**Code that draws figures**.
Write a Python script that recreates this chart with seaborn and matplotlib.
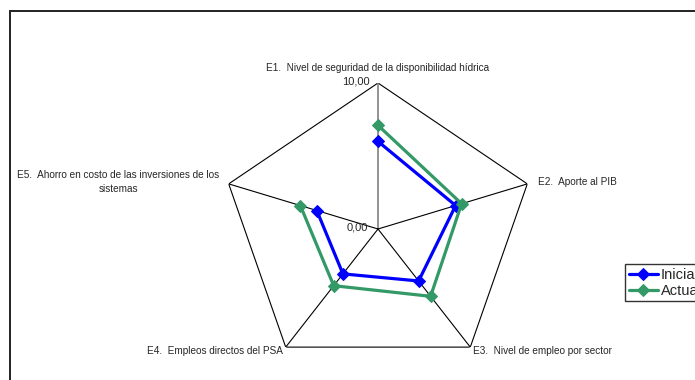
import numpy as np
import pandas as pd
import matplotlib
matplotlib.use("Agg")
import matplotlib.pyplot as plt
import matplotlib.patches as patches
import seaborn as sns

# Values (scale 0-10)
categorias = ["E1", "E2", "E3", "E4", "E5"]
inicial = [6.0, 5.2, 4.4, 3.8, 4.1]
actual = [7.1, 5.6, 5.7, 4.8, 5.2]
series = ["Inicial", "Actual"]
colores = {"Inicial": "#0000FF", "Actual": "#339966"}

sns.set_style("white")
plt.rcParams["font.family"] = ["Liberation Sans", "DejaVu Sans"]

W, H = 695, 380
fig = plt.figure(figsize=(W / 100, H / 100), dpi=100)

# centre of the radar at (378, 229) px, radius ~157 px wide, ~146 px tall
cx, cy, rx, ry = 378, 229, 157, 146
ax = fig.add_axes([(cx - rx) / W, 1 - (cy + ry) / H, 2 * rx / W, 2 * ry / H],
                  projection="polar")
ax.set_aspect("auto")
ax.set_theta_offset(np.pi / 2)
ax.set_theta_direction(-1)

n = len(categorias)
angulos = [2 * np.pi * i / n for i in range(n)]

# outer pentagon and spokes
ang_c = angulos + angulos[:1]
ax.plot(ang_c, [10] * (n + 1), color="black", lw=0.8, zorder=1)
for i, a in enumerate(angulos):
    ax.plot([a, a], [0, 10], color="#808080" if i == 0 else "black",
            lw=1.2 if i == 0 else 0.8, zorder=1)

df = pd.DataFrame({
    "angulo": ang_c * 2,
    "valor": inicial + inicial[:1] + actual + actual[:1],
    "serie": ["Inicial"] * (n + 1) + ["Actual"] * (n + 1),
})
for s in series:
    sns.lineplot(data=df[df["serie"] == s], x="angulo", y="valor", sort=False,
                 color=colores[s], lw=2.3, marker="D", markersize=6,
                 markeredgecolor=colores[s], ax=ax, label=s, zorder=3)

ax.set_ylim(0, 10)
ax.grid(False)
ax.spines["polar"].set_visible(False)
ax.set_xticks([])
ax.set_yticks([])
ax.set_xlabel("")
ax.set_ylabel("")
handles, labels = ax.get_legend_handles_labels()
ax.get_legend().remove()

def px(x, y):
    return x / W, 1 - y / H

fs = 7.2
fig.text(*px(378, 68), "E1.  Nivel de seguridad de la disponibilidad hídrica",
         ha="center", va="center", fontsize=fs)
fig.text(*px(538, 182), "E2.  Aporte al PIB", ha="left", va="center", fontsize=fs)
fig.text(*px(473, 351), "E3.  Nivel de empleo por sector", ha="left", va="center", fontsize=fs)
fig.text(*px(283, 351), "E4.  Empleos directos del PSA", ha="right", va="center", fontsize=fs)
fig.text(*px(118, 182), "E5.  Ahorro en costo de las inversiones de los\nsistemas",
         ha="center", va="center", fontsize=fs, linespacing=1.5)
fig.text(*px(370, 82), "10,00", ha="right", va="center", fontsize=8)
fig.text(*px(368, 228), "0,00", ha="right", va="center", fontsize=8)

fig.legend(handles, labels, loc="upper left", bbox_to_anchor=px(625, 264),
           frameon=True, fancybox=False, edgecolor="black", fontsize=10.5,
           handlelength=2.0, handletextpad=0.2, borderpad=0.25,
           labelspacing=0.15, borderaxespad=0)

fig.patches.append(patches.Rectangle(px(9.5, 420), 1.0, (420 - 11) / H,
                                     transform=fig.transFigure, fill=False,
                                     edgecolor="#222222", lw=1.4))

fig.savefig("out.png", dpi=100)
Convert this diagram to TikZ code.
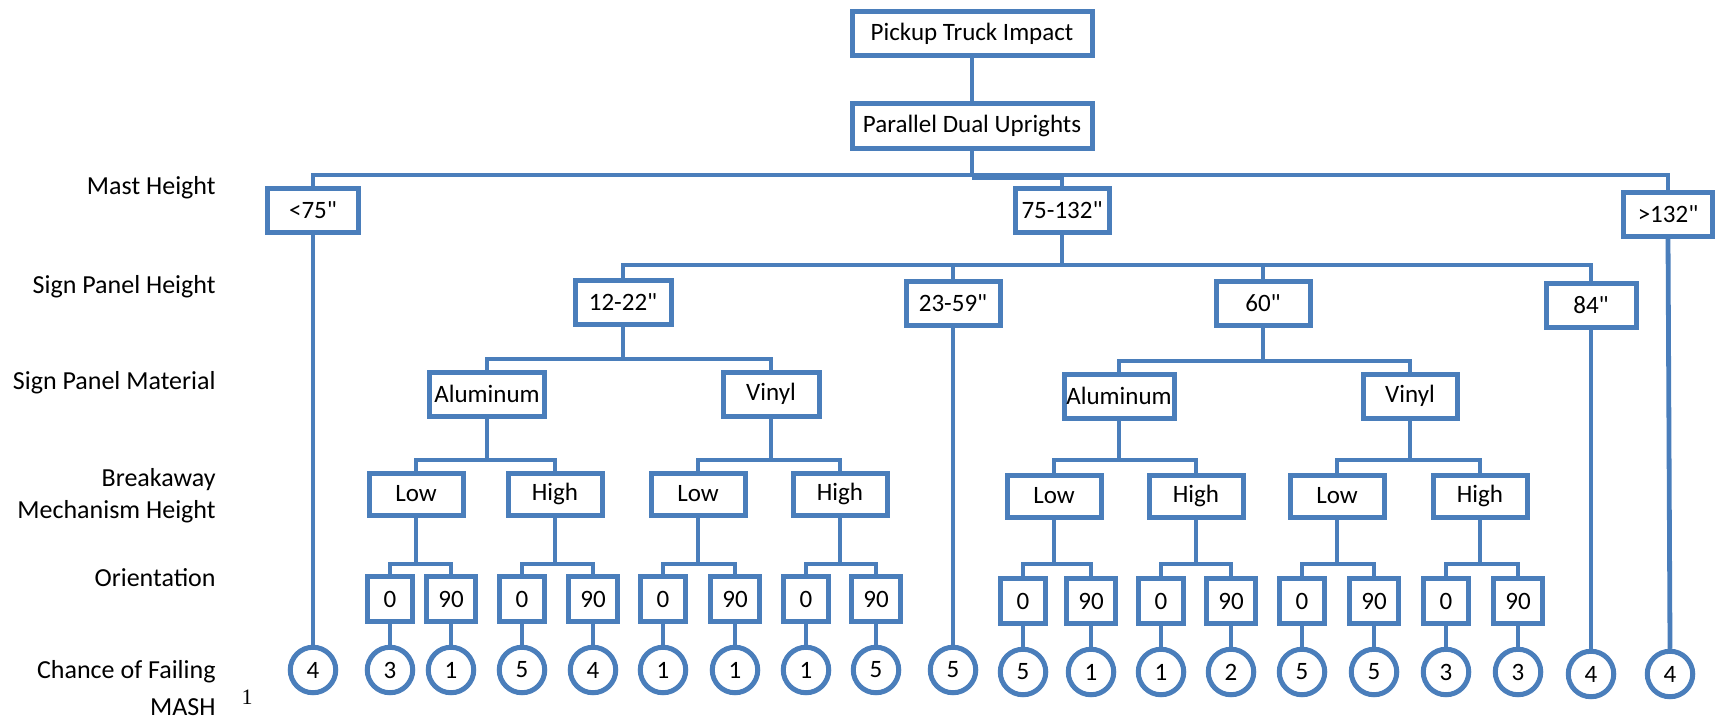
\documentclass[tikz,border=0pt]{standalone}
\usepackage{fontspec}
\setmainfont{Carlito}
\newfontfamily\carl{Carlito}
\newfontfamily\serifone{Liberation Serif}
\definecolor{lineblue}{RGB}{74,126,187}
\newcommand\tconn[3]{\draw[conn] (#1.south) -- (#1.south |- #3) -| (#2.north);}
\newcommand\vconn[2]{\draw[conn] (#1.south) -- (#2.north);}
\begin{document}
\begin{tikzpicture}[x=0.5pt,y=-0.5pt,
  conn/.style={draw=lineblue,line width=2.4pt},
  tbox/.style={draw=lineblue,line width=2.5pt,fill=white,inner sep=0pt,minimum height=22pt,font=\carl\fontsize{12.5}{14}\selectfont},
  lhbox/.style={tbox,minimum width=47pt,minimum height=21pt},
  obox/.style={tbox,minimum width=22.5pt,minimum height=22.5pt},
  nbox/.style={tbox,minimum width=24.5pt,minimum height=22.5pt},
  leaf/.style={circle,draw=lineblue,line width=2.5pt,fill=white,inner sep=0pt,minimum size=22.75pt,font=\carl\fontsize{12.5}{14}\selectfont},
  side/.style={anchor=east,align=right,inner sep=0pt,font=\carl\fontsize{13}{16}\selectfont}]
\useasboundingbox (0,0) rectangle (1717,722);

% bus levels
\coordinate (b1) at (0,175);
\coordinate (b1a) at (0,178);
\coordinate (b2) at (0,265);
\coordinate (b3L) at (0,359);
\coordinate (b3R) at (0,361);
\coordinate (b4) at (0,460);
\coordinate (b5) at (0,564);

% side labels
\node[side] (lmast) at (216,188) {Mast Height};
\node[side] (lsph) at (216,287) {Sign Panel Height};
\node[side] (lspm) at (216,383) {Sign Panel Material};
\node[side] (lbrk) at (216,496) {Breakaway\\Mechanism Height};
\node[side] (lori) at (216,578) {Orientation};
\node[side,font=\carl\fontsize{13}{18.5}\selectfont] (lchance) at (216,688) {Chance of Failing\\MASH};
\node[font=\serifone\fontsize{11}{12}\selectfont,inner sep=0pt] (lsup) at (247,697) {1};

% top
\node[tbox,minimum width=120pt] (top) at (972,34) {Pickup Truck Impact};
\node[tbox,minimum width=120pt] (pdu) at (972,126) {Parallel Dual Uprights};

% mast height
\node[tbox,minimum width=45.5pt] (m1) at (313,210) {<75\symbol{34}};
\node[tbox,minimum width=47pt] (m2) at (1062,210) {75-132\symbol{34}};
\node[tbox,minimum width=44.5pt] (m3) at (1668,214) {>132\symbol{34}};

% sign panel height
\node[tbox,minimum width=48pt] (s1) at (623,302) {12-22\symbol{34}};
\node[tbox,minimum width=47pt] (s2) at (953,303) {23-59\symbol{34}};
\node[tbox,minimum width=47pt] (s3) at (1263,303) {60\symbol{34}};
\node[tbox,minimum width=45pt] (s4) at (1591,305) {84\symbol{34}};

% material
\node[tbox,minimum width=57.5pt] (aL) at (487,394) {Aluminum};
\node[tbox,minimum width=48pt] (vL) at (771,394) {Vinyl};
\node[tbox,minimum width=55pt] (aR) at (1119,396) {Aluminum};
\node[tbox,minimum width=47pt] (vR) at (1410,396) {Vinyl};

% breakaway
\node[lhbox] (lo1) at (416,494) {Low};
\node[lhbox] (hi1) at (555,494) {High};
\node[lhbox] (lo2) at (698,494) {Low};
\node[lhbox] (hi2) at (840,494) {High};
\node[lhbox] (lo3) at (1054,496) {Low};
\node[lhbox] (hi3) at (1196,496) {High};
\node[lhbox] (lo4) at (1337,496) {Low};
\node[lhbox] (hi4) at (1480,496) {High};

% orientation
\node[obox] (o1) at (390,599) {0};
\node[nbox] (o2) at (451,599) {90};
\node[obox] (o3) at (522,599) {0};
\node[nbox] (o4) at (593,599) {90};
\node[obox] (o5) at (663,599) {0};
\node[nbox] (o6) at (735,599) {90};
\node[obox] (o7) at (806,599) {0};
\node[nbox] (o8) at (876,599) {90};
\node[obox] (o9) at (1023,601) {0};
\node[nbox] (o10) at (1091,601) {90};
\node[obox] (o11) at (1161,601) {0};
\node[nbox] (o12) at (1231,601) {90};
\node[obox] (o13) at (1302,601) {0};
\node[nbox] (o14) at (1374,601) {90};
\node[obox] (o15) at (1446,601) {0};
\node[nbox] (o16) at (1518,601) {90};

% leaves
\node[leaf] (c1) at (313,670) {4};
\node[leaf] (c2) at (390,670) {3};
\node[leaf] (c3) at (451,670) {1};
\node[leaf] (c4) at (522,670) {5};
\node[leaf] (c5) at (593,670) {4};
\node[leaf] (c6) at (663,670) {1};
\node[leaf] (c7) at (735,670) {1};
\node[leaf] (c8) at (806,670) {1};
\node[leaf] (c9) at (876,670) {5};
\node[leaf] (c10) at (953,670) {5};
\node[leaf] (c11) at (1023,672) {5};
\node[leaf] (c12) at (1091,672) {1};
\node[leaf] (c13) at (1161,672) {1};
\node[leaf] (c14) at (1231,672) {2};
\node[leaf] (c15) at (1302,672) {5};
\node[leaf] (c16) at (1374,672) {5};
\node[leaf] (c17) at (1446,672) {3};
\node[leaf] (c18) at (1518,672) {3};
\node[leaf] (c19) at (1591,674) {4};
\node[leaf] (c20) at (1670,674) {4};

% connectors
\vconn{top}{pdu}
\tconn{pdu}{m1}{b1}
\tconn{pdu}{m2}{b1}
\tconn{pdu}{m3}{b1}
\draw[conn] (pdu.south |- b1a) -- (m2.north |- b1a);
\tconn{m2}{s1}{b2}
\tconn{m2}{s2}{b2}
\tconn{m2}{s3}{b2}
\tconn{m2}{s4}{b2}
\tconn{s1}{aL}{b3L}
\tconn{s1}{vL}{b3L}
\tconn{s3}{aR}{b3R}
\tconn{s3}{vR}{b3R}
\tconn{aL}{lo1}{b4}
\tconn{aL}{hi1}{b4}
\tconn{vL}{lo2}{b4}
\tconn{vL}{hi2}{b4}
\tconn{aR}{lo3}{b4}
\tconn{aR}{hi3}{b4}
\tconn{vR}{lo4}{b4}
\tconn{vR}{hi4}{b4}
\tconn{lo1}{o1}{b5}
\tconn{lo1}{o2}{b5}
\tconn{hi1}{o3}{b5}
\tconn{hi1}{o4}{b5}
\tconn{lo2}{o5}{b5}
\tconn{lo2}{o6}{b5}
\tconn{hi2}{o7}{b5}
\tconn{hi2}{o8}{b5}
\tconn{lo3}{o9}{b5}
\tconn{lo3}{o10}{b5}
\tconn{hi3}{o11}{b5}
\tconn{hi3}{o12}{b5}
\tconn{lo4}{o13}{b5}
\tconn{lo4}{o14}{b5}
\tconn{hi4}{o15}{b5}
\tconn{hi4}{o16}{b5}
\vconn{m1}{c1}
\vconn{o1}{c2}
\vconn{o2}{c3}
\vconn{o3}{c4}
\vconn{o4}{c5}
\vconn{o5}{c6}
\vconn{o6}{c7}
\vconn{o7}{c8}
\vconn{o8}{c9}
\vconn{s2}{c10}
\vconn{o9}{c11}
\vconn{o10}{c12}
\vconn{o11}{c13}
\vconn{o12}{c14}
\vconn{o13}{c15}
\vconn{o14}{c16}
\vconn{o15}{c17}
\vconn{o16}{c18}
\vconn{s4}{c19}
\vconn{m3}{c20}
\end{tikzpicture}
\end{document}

**TASK REQUIREMENTS**. Could the lines from the top of the material through the line with "lw=1.2 if i" be repeated exactly, pictures left out?

**EXPECTED OUTPUT**.
Write a Python script that recreates this chart with seaborn and matplotlib.
import numpy as np
import pandas as pd
import matplotlib
matplotlib.use("Agg")
import matplotlib.pyplot as plt
import matplotlib.patches as patches
import seaborn as sns

# Values (scale 0-10)
categorias = ["E1", "E2", "E3", "E4", "E5"]
inicial = [6.0, 5.2, 4.4, 3.8, 4.1]
actual = [7.1, 5.6, 5.7, 4.8, 5.2]
series = ["Inicial", "Actual"]
colores = {"Inicial": "#0000FF", "Actual": "#339966"}

sns.set_style("white")
plt.rcParams["font.family"] = ["Liberation Sans", "DejaVu Sans"]

W, H = 695, 380
fig = plt.figure(figsize=(W / 100, H / 100), dpi=100)

# centre of the radar at (378, 229) px, radius ~157 px wide, ~146 px tall
cx, cy, rx, ry = 378, 229, 157, 146
ax = fig.add_axes([(cx - rx) / W, 1 - (cy + ry) / H, 2 * rx / W, 2 * ry / H],
                  projection="polar")
ax.set_aspect("auto")
ax.set_theta_offset(np.pi / 2)
ax.set_theta_direction(-1)

n = len(categorias)
angulos = [2 * np.pi * i / n for i in range(n)]

# outer pentagon and spokes
ang_c = angulos + angulos[:1]
ax.plot(ang_c, [10] * (n + 1), color="black", lw=0.8, zorder=1)
for i, a in enumerate(angulos):
    ax.plot([a, a], [0, 10], color="#808080" if i == 0 else "black",
            lw=1.2 if i == 0 else 0.8, zorder=1)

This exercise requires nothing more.